G20 has pledged to crack down on multinational tax avoidance. The EU commission looks at multiple issues surrounding corporate taxation and order Starbucks, Fiat to repay 30 million euros in back taxes.

Ms. Vestager, the former Danish economy minister has taken a rather tough stand and sends a clear message to Starbucks and Fiat and continues with more ongoing investigations against other multinationals like Apple and Amazon are also looming.

The tax avoidance case that began in the wake of the LuxLeaks scandal.

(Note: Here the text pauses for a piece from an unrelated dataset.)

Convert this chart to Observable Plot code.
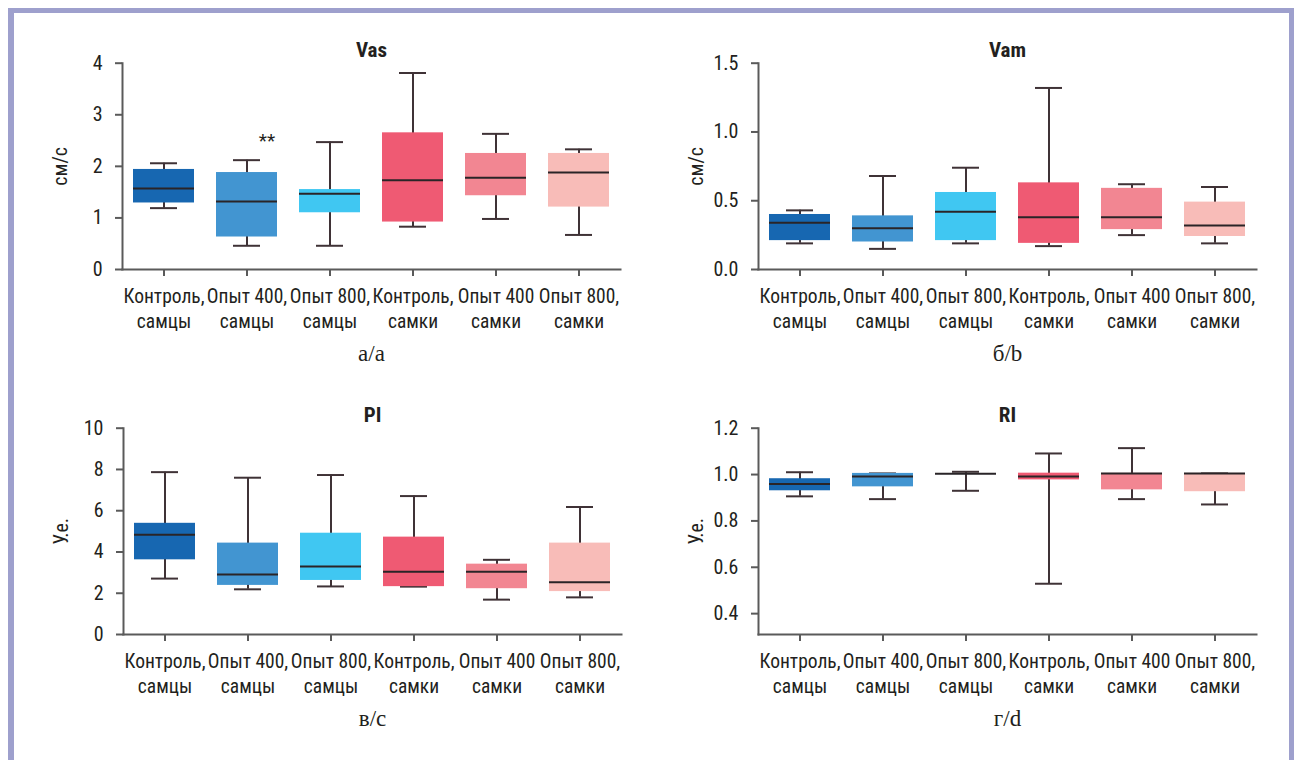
<!DOCTYPE html>
<html>
<head>
<meta charset="utf-8">
<script src="https://cdn.jsdelivr.net/npm/d3@7"></script>
<script src="https://cdn.jsdelivr.net/npm/@observablehq/plot@0.6"></script>
<style>
  html, body { margin: 0; padding: 0; background: #ffffff; }
  #page { position: relative; width: 1297px; height: 760px; overflow: hidden; background: #fff; }
  #border { position: absolute; left: 8px; top: 8px; width: 1275px; height: 760px;
            border-top: 5px solid #9ea0cd; border-left: 6px solid #9ea0cd; border-right: 5px solid #9ea0cd; box-sizing: content-box; }
  .panel { position: absolute; }
</style>
</head>
<body>
<div id="page">
  <div id="border"></div>
  <div class="panel" id="pa" style="left:0px; top:30px;"></div>
  <div class="panel" id="pb" style="left:636px; top:30px;"></div>
  <div class="panel" id="pc" style="left:1px; top:395.3px;"></div>
  <div class="panel" id="pd" style="left:636px; top:395.3px;"></div>
</div>
<script>
// ---- Data ----
const groups = ["Контроль,\nсамцы", "Опыт 400,\nсамцы", "Опыт 800,\nсамцы", "Контроль,\nсамки", "Опыт 400\nсамки", "Опыт 800,\nсамки"];
const groupColors = ["#1767b1", "#4295d1", "#40c7f2", "#ef5a73", "#f28692", "#f8bcb8"];

const vasMin    = [1.19, 0.46, 0.46, 0.83, 0.98, 0.67];
const vasQ1     = [1.29, 0.63, 1.10, 0.92, 1.43, 1.21];
const vasMedian = [1.57, 1.32, 1.47, 1.73, 1.78, 1.88];
const vasQ3     = [1.94, 1.88, 1.55, 2.65, 2.25, 2.25];
const vasMax    = [2.06, 2.12, 2.47, 3.81, 2.63, 2.33];
const vasNotes  = [{group: "Опыт 400,\nсамцы", y: 2.5, text: "**"}];

const vamMin    = [0.19, 0.15, 0.19, 0.17, 0.25, 0.19];
const vamQ1     = [0.21, 0.20, 0.21, 0.19, 0.29, 0.24];
const vamMedian = [0.34, 0.30, 0.42, 0.38, 0.38, 0.32];
const vamQ3     = [0.40, 0.39, 0.56, 0.63, 0.59, 0.49];
const vamMax    = [0.43, 0.68, 0.74, 1.32, 0.62, 0.60];

const piMin     = [2.71, 2.19, 2.33, 2.32, 1.69, 1.80];
const piQ1      = [3.62, 2.38, 2.62, 2.32, 2.22, 2.08];
const piMedian  = [4.83, 2.91, 3.30, 3.04, 3.04, 2.53];
const piQ3      = [5.39, 4.43, 4.91, 4.72, 3.41, 4.43];
const piMax     = [7.87, 7.60, 7.73, 6.71, 3.62, 6.18];

const riMin     = [0.906, 0.894, 0.930, 0.529, 0.894, 0.871];
const riQ1      = [0.930, 0.947, 1.000, 0.977, 0.934, 0.926];
const riMedian  = [0.959, 0.992, 1.003, 0.992, 1.005, 1.005];
const riQ3      = [0.982, 1.005, 1.003, 1.006, 1.005, 1.005];
const riMax     = [1.010, 1.005, 1.012, 1.091, 1.114, 1.005];

const vasTicks = [0, 1, 2, 3, 4];
const vamTicks = [0, 0.5, 1.0, 1.5];
const piTicks  = [0, 2, 4, 6, 8, 10];
const riTicks  = [0.4, 0.6, 0.8, 1.0, 1.2];

// ---- Drawing ----
const FONT = "'Liberation Sans Narrow', 'Roboto Condensed', 'DejaVu Sans Condensed', 'Roboto', sans-serif";
const SERIF = "'Liberation Serif', 'DejaVu Serif', serif";
const INK = "#231f20";
const AXIS = "#5a5a5a";
const WHISK = "#3f3236";

function panel({title, ylabel, domain, ticks, fmt, min, q1, med, q3, max, notes = [], caption}) {
  const rows = groups.map((g, i) => ({g, min: min[i], q1: q1[i], med: med[i], q3: q3[i], max: max[i]}));
  return Plot.plot({
    width: 640,
    height: 340,
    marginLeft: 122,
    marginRight: 20,
    marginTop: 32.7,
    marginBottom: 101,
    style: {fontFamily: FONT, fontSize: "19px", color: INK, background: "transparent"},
    x: {domain: groups, paddingInner: 0.265, paddingOuter: 0.1325, label: null, axis: null},
    y: {domain, label: null, axis: null},
    color: {domain: groups, range: groupColors},
    marks: [
      Plot.frame({anchor: "left", stroke: AXIS, strokeWidth: 2}),
      Plot.frame({anchor: "bottom", stroke: AXIS, strokeWidth: 2}),
      Plot.axisY({ticks, tickFormat: fmt, tickSize: 7, tickPadding: 13, stroke: AXIS, strokeWidth: 2,
                  fill: INK, fontSize: 20, label: ylabel, labelAnchor: "center", labelArrow: "none", labelOffset: 70}),
      Plot.axisX({tickSize: 7, tickPadding: 8, stroke: AXIS, strokeWidth: 2, fill: INK, fontSize: 19.5,
                  lineHeight: 1.3, label: null}),
      Plot.ruleX(rows, {x: "g", y1: "min", y2: "max", stroke: WHISK, strokeWidth: 2}),
      Plot.tickY(rows, {x: "g", y: "min", stroke: WHISK, strokeWidth: 2, inset: 17}),
      Plot.tickY(rows, {x: "g", y: "max", stroke: WHISK, strokeWidth: 2, inset: 17}),
      Plot.barY(rows, {x: "g", y1: "q1", y2: "q3", fill: "g"}),
      Plot.tickY(rows, {x: "g", y: "med", stroke: "#2a2427", strokeWidth: 2}),
      Plot.text(notes, {x: "group", y: "y", text: "text", dx: 20, fontSize: 19, fill: INK}),
      Plot.text([title], {frameAnchor: "top", dy: -6, lineAnchor: "bottom", fontWeight: "bold", fontSize: 21, fill: INK}),
      Plot.text([caption], {frameAnchor: "bottom", dy: 91, lineAnchor: "bottom", fontFamily: SERIF, fontSize: 23, fill: INK})
    ]
  });
}

const f0 = d3.format("d");
const f1 = d3.format(".1f");

document.getElementById("pa").append(panel({title: "Vas", ylabel: "см/с", domain: [0, 4], ticks: vasTicks, fmt: f0,
  min: vasMin, q1: vasQ1, med: vasMedian, q3: vasQ3, max: vasMax, notes: vasNotes, caption: "а/a"}));
document.getElementById("pb").append(panel({title: "Vam", ylabel: "см/с", domain: [0, 1.5], ticks: vamTicks, fmt: f1,
  min: vamMin, q1: vamQ1, med: vamMedian, q3: vamQ3, max: vamMax, caption: "б/b"}));
document.getElementById("pc").append(panel({title: "PI", ylabel: "У.е.", domain: [0, 10], ticks: piTicks, fmt: f0,
  min: piMin, q1: piQ1, med: piMedian, q3: piQ3, max: piMax, caption: "в/c"}));
document.getElementById("pd").append(panel({title: "RI", ylabel: "У.е.", domain: [0.31, 1.2], ticks: riTicks, fmt: f1,
  min: riMin, q1: riQ1, med: riMedian, q3: riQ3, max: riMax, caption: "г/d"}));
</script>
</body>
</html>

The Netherlands and Luxembourg both disagree with the European Commission ruling that they would have to reclaim the tax from the two companies. Luxembourg rejected the decision and warned it would explore all legal options. Tax rulings, as the deals are known, are not in themselves illegal and the companies involved insist they fully comply with the tax laws where they operate.

Luxembourg further disagrees with the conclusions reached by the European Commission in the Fiat Finance and Trade case and reserves all its rights to bring the case to the European Court of Justice, the EU's highest court.

Starbucks in a statement said it stood by the Dutch government's reaction, adding that it would seek to appeal the decision.

Luxembourg and the Netherlands are hardly alone in 'abusing' the practice and the methodology ios considered by many as addressing the tip of the iceberg.

Ms. Vestager already taken on big corporations including Russia's Gazprom and is involved in a bitter anti-trust fight with Google, and declined the merger between Telenor and Telia in Denmark.

Further these decision on US companies follow hard on the heels of a decision by the EU's top court to reject a transatlantic personal data pact that risks punishing Silicon Valley companies operating in Europe.

The commissioner is seeking to establish that deals handed by EU governments to large companies to reduce their tax bills can constitute unlawful state aid.

This means that European governments have effectively been offering illegal subsidies, which must be clawed back, possibly in hundreds or thousands of cases.